Thoughts that come to mind:

I'm wondering if Obama HAS found the limits of his authority when it comes to corporations, especially those as entrenched as BP (and the insurance companies, for that matter).

White Collar Crime--it doesn't work the same way as other crimes, esp at that level. There seems to be no real procedures that are dependable (well, look at the Justice Dept). Once in a while there's something so bad (Enron, etc) they have to clean house or they'd have no cred. But they don't prosecute unless they absolutely have to. And the people & environment matter much less than the stockholders.
Yes, I hope they bring criminal charges and make them stick, but so many get off. Maybe this is too big. White Collar Crime--seems to me just a game of chicken. No disincentives. No teeth. No hard time.
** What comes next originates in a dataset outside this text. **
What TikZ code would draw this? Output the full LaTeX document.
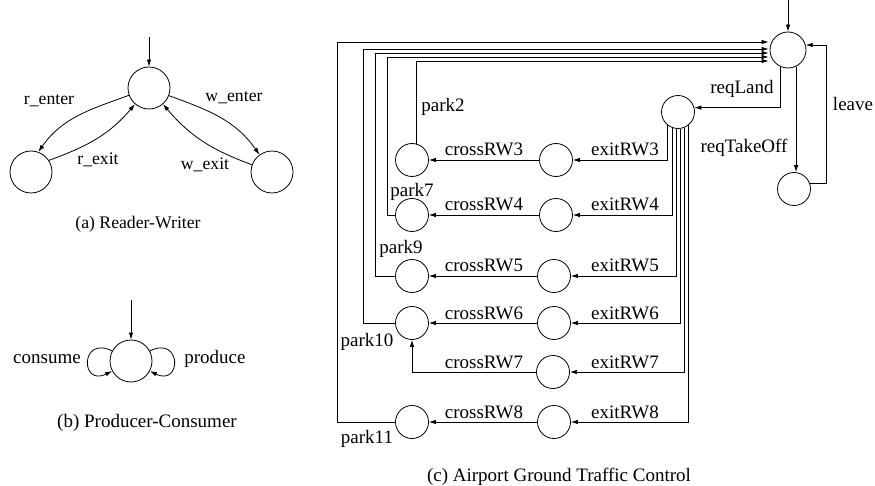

I guess I never saw Obama as being able to magically change things overnight. The damage done by the Bushites is like what BP has done to the Gulf...many years to turn around. Look at the congress Obama has to work with. I think his intentions were good going into office but he has run into a lot of resistance. Nothing he wins will be won easily. He's made mistakes IMO, but did you not know that he would be fought to the death on everything?

I still think that Obama may not have much to lose in trying, re. BP. Public outcry is growing. We Liberals are not really represented too much in government. So the call for him to act has to come from other sectors as well.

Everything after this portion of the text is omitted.